Once that situation swung around, Porsche knew its back was against the wall. That explains why it rolled the dice and gambled on a creative strategy before the race was in even in its final quarter.
Toyota stopped both its cars early during the fourth and final safety car of the race in the 17th hour. Porsche didn't have that luxury, because it was facing the prospect of having to make a late-race splash that would have ruled out any chance of beating the Toyotas in a straight fight (it is worth pointing out that it looked like #6 was still in the mix at this point).
Not only that, but Porsche had to put the #2 onto a 14-lap fuel strategy - starting in the final quarter of Lieb's final stint - to avoid that splash. That came with a performance penalty. Jani admitted that he had to work hard to save fuel to achieve 14 laps once he took over the car from Lieb.
At the same time, it started quadruple stinting its Michelins for the first time during the hours of daylight. That would save it one change of tyres on the run to the flag.

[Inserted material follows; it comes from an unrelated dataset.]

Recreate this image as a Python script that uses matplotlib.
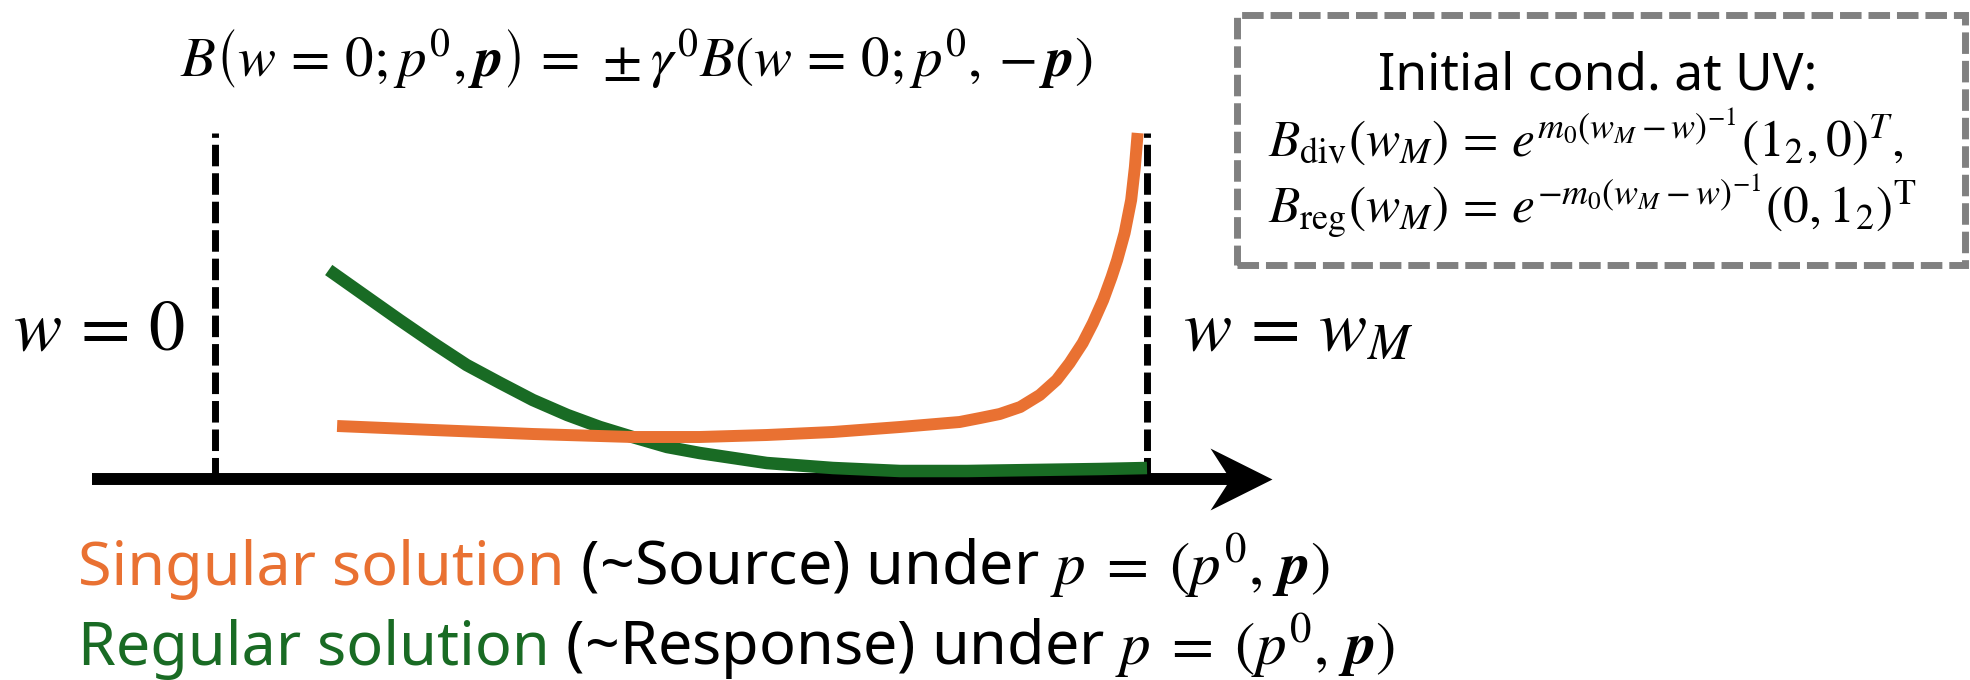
import matplotlib
matplotlib.use('Agg')
import matplotlib.pyplot as plt
from matplotlib.patches import Rectangle
from matplotlib.path import Path

plt.rcParams['font.family'] = ['Noto Sans', 'DejaVu Sans']
plt.rcParams['mathtext.fontset'] = 'stix'

#--curves, w in units of w_M, B in arbitrary units
w_sing = [0.131, 0.234, 0.341, 0.448, 0.520, 0.592, 0.663, 0.735, 0.799,
          0.821, 0.842, 0.864, 0.885, 0.903, 0.917, 0.931, 0.942, 0.953,
          0.962, 0.968, 0.976, 0.983, 0.987, 0.990]
b_sing = [0.53, 0.49, 0.45, 0.42, 0.42, 0.44, 0.47, 0.52, 0.57,
          0.61, 0.65, 0.72, 0.84, 0.99, 1.16, 1.36, 1.56, 1.79,
          2.02, 2.19, 2.46, 2.79, 3.12, 3.46]
w_reg = [0.122, 0.163, 0.198, 0.234, 0.270, 0.306, 0.341, 0.378, 0.413,
         0.448, 0.485, 0.520, 0.592, 0.663, 0.735, 0.807, 0.878, 0.950, 1.000]
b_reg = [2.09, 1.82, 1.59, 1.36, 1.14, 0.96, 0.79, 0.64, 0.52,
         0.42, 0.32, 0.26, 0.16, 0.11, 0.08, 0.08, 0.09, 0.10, 0.11]

#--boundaries w=0 and w=w_M
wall_w = [0.0, 1.0]
wall_top = 3.46

orange = '#E97132'
green = '#196B24'

W, H = 1970, 680
fig = plt.figure(figsize=(W/100, H/100), dpi=100)
ax = fig.add_axes([0, 0, 1, 1])
x0, x1, yb = 215, 1147, 479
sx = x1 - x0
ax.set_xlim(-x0/sx, (W-x0)/sx)
ax.set_ylim(-(H-yb)/100, yb/100)
ax.axis('off')

#--axis arrow with notched head
ax.plot([-0.132, 1.09], [0, 0], color='k', lw=8.6, solid_capstyle='butt')
head = Path([(31, 0), (-31, 31), (-11, 0), (-31, -31), (31, 0)],
            [Path.MOVETO, Path.LINETO, Path.LINETO, Path.LINETO, Path.CLOSEPOLY])
ax.plot([1.101], [0], marker=head, markersize=44.6, color='k', mew=0)

for w in wall_w:
    ax.plot([w, w], [0, wall_top], color='k', lw=5,
            ls=(0, (3.1, 1.0)), zorder=1)

ax.plot(w_reg, b_reg, color=green, lw=9, solid_capstyle='butt',
        solid_joinstyle='round', zorder=3)
ax.plot(w_sing, b_sing, color=orange, lw=8.6, solid_capstyle='butt',
        solid_joinstyle='round', zorder=4)

def px(x, y):
    return x/W, 1 - y/H

def put_line(x, y, pieces, size):
    r = fig.canvas.get_renderer()
    for s, c in pieces:
        t = fig.text(*px(x, y), s, color=c, fontsize=size,
                     ha='left', va='baseline')
        x = t.get_window_extent(r).x1

#--texts
fig.text(*px(636, 76),
         r'$B\left(w\,=\,0;p^0,\mathbfit{p}\right)\,=\,\pm\gamma^0 B(w\,=\,0;p^0,-\mathbfit{p})$',
         fontsize=41, ha='center', va='baseline')
fig.text(*px(13, 350), r'$w\,=\,0$', fontsize=52, ha='left', va='baseline')
fig.text(*px(1183, 350), r'$w\,=\,w_M$', fontsize=52, ha='left', va='baseline')

box = Rectangle(px(1237, 265), (1965-1237)/W, (265-15)/H,
                transform=fig.transFigure, fill=False, ec='#808080',
                lw=5, ls=(0, (3.1, 1.0)))
fig.add_artist(box)
fig.text(*px(1598, 90), 'Initial cond. at UV:', fontsize=37,
         ha='center', va='baseline')
fig.text(*px(1268, 157),
         r'$B_{\mathrm{div}}(w_M)\,=\,e^{m_0(w_M-w)^{-1}}(1_2,0)^T,$',
         fontsize=37, ha='left', va='baseline')
fig.text(*px(1268, 224),
         r'$B_{\mathrm{reg}}(w_M)\,=\,e^{-m_0(w_M-w)^{-1}}(0,1_2)^{\mathrm{T}}$',
         fontsize=37, ha='left', va='baseline')

put_line(78, 585, [('Singular solution', orange),
                   (r' (~Source) under $p\;=\;(p^0,\,\mathbfit{p})$', 'k')], 44)
put_line(78, 665, [('Regular solution', green),
                   (r' (~Response) under $p\;=\;(p^0,\,\mathbfit{p})$', 'k')], 44)

fig.savefig('out.png', dpi=100)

Porsche reckoned it didn't have any other options if it was going to mount any kind of challenge to Toyota.
"When it became clear that it was going to be difficult to beat the Toyota, we had to try everything possible strategy-wise," said Porsche LMP1 team principal Andreas Seidl. "There wasn't any other choice."

SLOW ZONE GAINS
Toyota consistently gained in the slow zones, or rather lost less time than Porsche under the local yellow conditions in which speed is limited to 80km/h. That state of affairs became evident early in the race and then played as one of the deciding factors in what should have been a Toyota victory.

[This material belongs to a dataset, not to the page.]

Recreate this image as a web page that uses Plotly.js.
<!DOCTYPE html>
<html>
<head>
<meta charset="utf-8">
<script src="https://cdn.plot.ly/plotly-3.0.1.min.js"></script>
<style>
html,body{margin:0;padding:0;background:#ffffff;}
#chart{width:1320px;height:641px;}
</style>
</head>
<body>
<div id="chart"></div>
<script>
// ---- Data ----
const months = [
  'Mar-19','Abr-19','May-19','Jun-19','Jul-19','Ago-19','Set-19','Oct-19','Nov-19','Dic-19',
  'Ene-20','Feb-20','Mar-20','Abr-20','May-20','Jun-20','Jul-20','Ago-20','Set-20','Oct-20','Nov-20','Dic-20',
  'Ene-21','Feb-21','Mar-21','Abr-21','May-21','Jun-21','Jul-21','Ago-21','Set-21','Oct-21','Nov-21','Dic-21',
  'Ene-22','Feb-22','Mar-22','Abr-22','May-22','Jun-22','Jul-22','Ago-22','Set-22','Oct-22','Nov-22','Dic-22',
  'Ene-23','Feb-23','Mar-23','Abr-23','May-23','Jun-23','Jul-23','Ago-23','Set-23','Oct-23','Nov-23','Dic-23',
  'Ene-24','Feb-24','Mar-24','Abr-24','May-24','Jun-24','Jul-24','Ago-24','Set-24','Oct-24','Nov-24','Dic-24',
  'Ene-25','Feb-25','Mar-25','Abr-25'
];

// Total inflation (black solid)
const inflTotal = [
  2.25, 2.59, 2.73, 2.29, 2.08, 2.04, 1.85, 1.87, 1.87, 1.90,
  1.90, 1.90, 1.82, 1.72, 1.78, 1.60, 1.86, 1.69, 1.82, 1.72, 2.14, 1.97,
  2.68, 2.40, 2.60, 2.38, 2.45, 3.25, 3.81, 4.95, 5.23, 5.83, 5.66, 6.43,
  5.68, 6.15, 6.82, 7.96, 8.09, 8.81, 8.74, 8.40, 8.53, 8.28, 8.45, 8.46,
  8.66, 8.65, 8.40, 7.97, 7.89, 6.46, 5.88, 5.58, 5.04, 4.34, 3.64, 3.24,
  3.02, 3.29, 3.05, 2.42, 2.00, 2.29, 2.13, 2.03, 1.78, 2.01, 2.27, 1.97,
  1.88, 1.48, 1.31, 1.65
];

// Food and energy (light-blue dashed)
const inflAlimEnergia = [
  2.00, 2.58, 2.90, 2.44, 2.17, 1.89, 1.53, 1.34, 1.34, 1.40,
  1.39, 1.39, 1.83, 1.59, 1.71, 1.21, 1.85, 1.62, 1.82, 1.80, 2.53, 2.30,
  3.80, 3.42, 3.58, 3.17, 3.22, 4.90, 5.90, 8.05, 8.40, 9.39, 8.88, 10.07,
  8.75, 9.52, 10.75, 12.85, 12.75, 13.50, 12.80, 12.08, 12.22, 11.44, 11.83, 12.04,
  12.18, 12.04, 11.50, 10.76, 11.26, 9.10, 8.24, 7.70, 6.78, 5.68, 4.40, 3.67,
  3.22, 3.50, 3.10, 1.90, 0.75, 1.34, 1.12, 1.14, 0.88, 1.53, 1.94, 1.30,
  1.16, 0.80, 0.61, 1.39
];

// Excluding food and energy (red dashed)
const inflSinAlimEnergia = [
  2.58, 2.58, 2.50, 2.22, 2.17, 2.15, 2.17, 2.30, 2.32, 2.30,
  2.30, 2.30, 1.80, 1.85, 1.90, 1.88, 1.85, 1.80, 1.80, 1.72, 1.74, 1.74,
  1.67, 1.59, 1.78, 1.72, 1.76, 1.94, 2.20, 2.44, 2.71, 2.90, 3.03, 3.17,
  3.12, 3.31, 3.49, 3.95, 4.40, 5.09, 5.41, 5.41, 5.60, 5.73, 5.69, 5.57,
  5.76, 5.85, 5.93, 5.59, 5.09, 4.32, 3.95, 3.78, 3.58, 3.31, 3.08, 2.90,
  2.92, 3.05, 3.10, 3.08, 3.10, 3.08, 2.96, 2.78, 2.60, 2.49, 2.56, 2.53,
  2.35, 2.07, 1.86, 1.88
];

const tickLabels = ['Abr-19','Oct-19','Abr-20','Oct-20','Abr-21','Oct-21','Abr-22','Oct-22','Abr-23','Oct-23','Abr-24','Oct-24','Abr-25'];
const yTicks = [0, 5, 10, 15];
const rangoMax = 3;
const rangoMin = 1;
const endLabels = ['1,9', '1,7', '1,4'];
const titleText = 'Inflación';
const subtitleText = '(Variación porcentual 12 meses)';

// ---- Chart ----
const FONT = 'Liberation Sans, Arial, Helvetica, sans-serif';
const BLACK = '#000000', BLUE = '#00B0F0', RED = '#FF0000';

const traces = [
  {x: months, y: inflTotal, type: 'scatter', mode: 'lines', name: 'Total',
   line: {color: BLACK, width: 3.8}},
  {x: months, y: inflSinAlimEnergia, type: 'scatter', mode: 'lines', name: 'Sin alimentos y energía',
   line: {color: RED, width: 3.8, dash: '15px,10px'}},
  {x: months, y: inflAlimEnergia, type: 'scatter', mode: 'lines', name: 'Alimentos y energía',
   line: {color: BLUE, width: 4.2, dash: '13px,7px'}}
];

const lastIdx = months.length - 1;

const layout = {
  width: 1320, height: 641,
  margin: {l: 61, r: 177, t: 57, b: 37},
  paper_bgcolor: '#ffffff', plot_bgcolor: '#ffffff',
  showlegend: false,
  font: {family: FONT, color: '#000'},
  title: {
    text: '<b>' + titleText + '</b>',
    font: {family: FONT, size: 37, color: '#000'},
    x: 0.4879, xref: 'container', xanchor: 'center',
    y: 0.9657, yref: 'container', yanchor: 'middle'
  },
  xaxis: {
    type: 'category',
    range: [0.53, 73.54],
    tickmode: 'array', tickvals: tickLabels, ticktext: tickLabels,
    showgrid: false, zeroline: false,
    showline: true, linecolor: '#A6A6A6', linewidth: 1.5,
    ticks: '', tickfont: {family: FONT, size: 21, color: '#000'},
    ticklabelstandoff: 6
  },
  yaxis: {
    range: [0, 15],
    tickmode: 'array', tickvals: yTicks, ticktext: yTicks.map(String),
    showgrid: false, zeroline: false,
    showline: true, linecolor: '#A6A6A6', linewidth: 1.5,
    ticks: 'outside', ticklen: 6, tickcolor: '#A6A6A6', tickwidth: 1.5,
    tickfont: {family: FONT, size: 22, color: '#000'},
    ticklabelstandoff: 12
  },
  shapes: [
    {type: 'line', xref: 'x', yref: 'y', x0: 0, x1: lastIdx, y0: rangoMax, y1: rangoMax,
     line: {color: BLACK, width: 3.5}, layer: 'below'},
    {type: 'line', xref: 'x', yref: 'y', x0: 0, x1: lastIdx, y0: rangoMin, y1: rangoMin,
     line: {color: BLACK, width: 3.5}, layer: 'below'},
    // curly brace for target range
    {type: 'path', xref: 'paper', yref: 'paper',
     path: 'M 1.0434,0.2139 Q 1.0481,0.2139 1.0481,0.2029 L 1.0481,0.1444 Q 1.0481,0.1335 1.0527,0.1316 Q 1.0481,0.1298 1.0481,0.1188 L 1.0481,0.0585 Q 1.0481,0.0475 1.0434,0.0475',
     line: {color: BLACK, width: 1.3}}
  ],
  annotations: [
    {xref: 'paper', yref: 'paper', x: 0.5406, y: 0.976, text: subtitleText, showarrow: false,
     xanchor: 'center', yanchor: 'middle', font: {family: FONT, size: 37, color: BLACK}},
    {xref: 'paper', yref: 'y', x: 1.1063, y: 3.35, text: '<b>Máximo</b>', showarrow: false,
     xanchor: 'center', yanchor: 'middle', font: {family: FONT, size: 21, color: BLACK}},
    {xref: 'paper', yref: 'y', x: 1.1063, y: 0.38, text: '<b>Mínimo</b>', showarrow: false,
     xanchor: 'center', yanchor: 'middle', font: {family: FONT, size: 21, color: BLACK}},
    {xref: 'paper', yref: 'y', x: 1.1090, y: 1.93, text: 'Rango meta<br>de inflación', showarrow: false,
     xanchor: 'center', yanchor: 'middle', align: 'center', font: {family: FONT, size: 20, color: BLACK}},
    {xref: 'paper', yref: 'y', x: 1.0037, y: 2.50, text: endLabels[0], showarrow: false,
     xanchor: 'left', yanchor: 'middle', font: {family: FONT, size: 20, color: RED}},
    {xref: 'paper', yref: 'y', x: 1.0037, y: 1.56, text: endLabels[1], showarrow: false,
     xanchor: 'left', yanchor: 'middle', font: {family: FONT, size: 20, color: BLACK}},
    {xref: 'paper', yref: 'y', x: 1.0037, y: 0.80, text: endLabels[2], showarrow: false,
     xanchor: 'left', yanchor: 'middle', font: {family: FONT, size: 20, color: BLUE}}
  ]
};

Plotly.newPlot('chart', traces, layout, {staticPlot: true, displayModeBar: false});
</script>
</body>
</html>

Sometimes this could be explained away by the vagaries of racing. Bernhard should have emerged in the lead when Kobayashi handed over to Sarrazin at the end of the seventh hour, but because the Toyota's full service coincided with a slow zone, the Porsche was still behind after a lap nearly 50s off the pace.
That was merely good fortune for Toyota. Bernard would, however, lose more time in the slow zones before the end of a stint that culminated with the #1 Porsche being pushed into its pits with overheating problems. A trend was already beginning to emerge.

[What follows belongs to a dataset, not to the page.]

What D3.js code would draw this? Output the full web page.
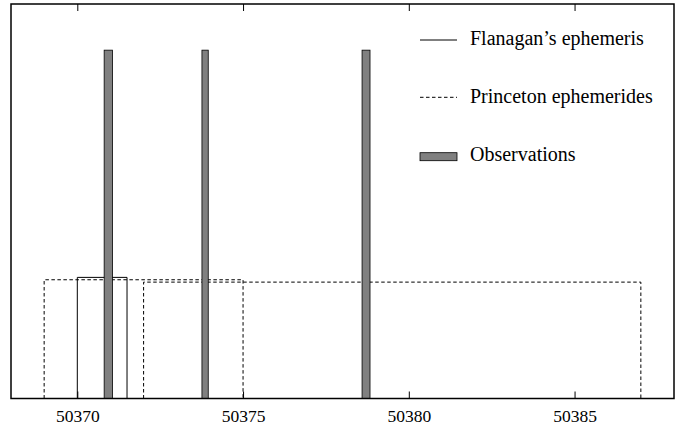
<!DOCTYPE html>
<html>
<head>
<meta charset="utf-8">
<script src="https://cdn.jsdelivr.net/npm/d3@7"></script>
<style>
  body { margin: 0; background: #fff; }
  text { font-family: "Liberation Serif", "Times New Roman", serif; }
</style>
</head>
<body>
<div id="chart"></div>
<script>
// x ticks (MJD)
const xTicks = [50370, 50375, 50380, 50385];

// Observations: time intervals and heights
const obsStart = [50370.81, 50373.76, 50378.59];
const obsEnd = [50371.06, 50373.95, 50378.83];
const obsHeight = [0.883, 0.883, 0.883];

// Flanagan's ephemeris window
const flanStart = [50370];
const flanEnd = [50371.5];
const flanHeight = [0.307];

// Princeton ephemerides windows
const princStart = [50369, 50372];
const princEnd = [50375, 50387];
const princHeight = [0.301, 0.295];

const legendLabels = ['Flanagan\u2019s ephemeris', 'Princeton ephemerides', 'Observations'];

const width = 679, height = 425;
const plotLeft = 11, plotRight = 674, plotTop = 4, plotBottom = 398.5;

const svg = d3.select('#chart')
  .append('svg')
  .attr('width', width)
  .attr('height', height);

const x = d3.scaleLinear().domain([50368, 50388]).range([plotLeft, plotRight]);
const y = d3.scaleLinear().domain([0, 1]).range([plotBottom, plotTop]);

// box outline (no bottom edge) for a window
function boxPath(x0, x1, h) {
  return `M${x(x0)},${y(0)}V${y(h)}H${x(x1)}V${y(0)}`;
}

// Princeton (dashed)
svg.selectAll('.princ')
  .data(princStart)
  .enter()
  .append('path')
  .attr('class', 'princ')
  .attr('d', (d, i) => boxPath(d, princEnd[i], princHeight[i]))
  .attr('fill', 'none')
  .attr('stroke', '#000')
  .attr('stroke-width', 1)
  .attr('stroke-dasharray', '3.5,2.5');

// Flanagan (solid)
svg.selectAll('.flan')
  .data(flanStart)
  .enter()
  .append('path')
  .attr('class', 'flan')
  .attr('d', (d, i) => boxPath(d, flanEnd[i], flanHeight[i]))
  .attr('fill', 'none')
  .attr('stroke', '#000')
  .attr('stroke-width', 1);

// Observations
svg.selectAll('.obs')
  .data(obsStart)
  .enter()
  .append('rect')
  .attr('class', 'obs')
  .attr('x', d => x(d))
  .attr('width', (d, i) => x(obsEnd[i]) - x(d))
  .attr('y', (d, i) => y(obsHeight[i]))
  .attr('height', (d, i) => y(0) - y(obsHeight[i]))
  .attr('fill', '#808080')
  .attr('stroke', '#000')
  .attr('stroke-width', 0.8);

// Axes: bottom with labels, top ticks only, frame
const xAxis = svg.append('g')
  .attr('transform', `translate(0,${plotBottom})`)
  .call(d3.axisBottom(x).tickValues(xTicks).tickFormat(d3.format('d')).tickSizeInner(-7).tickSizeOuter(0));
xAxis.select('.domain').remove();
xAxis.selectAll('line').attr('stroke', '#000');
xAxis.selectAll('text')
  .attr('y', 23)
  .attr('dy', 0)
  .style('font-family', '"Liberation Serif", serif')
  .style('font-size', '17.5px')
  .attr('fill', '#000');

const xTop = svg.append('g')
  .attr('transform', `translate(0,${plotTop})`)
  .call(d3.axisTop(x).tickValues(xTicks).tickFormat('').tickSizeInner(-7).tickSizeOuter(0));
xTop.select('.domain').remove();
xTop.selectAll('line').attr('stroke', '#000');

svg.append('rect')
  .attr('x', plotLeft)
  .attr('y', plotTop)
  .attr('width', plotRight - plotLeft)
  .attr('height', plotBottom - plotTop)
  .attr('fill', 'none')
  .attr('stroke', '#000')
  .attr('stroke-width', 1.5);

// Legend
const legendX = 420;
const legendW = 37;
const legendY = [40, 97.3, 156.7];
const legendBase = [45, 103.3, 160.7];

const legend = svg.append('g').attr('class', 'legend');

legend.append('line')
  .attr('x1', legendX).attr('x2', legendX + legendW)
  .attr('y1', legendY[0]).attr('y2', legendY[0])
  .attr('stroke', '#000');

legend.append('line')
  .attr('x1', legendX).attr('x2', legendX + legendW)
  .attr('y1', legendY[1]).attr('y2', legendY[1])
  .attr('stroke', '#000')
  .attr('stroke-dasharray', '3.5,2.5');

legend.append('rect')
  .attr('x', legendX).attr('y', legendY[2] - 4)
  .attr('width', legendW).attr('height', 8)
  .attr('fill', '#808080')
  .attr('stroke', '#000')
  .attr('stroke-width', 0.8);

legend.selectAll('.legend-text')
  .data(legendLabels)
  .enter()
  .append('text')
  .attr('class', 'legend-text')
  .attr('x', 470)
  .attr('y', (d, i) => legendBase[i])
  .text(d => d)
  .style('font-size', '20px')
  .style('fill', '#000');
</script>
</body>
</html>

Lieb lost the better part of 20s to slow zones in the hour in which Toyota took a stranglehold on the race.
Davidson had closed down a six-second deficit to take the lead from Lieb after taking over from Buemi. Porsche again lost in local yellows when Davidson was in the pits and then haemorrhaged 20s in the space of three laps after the stops to slow zones.
It wasn't quite an equal fight, however. Lieb was coming to the end of a quadruple stint on a set of Michelins, whereas Davidson was in his second stint on his tyres. But what is clear is that the Porsche lost more through slow zones than its struggles with the tyres.
"There were a lot of slow zones in the Porsche Curves and that's where we make our time, whereas the Toyotas were fast down the straights," explained Lieb.

CONCLUSION
The fact that Porsche was on course to lose this race before the technical problem that robbed the #5 Toyota of turboboost on its penultimate lap begs a question: should it have opted for 14-lap stints from the beginning?
A shorter stint length meant there was a gain to be made during refuelling. The Porsches were routinely three or so seconds quicker from pit-in to pit-out, but that wasn't enough.
"We always knew that Toyota would be doing 14 laps," said Jani, "The problem was that we didn't gain enough with the short fill to make up for that."
Seidel stated that Porsche had opted for 13 laps for "strategical reasons". That's really not much of answer. To the question whether it was the quickest way, he offers a more telling response: "According to the parameters we used in our simulations, yes."
We are going to have to wait to find out what that really means. Seidl insisted that the two determining factors in Toyota gaining the upper hand were "slow zones and tyre performance".
That's true up to a point. Toyota's decision to go 14-laps on a tank of fuel forced Porsche into a tactical corner from which it could not fight its way out.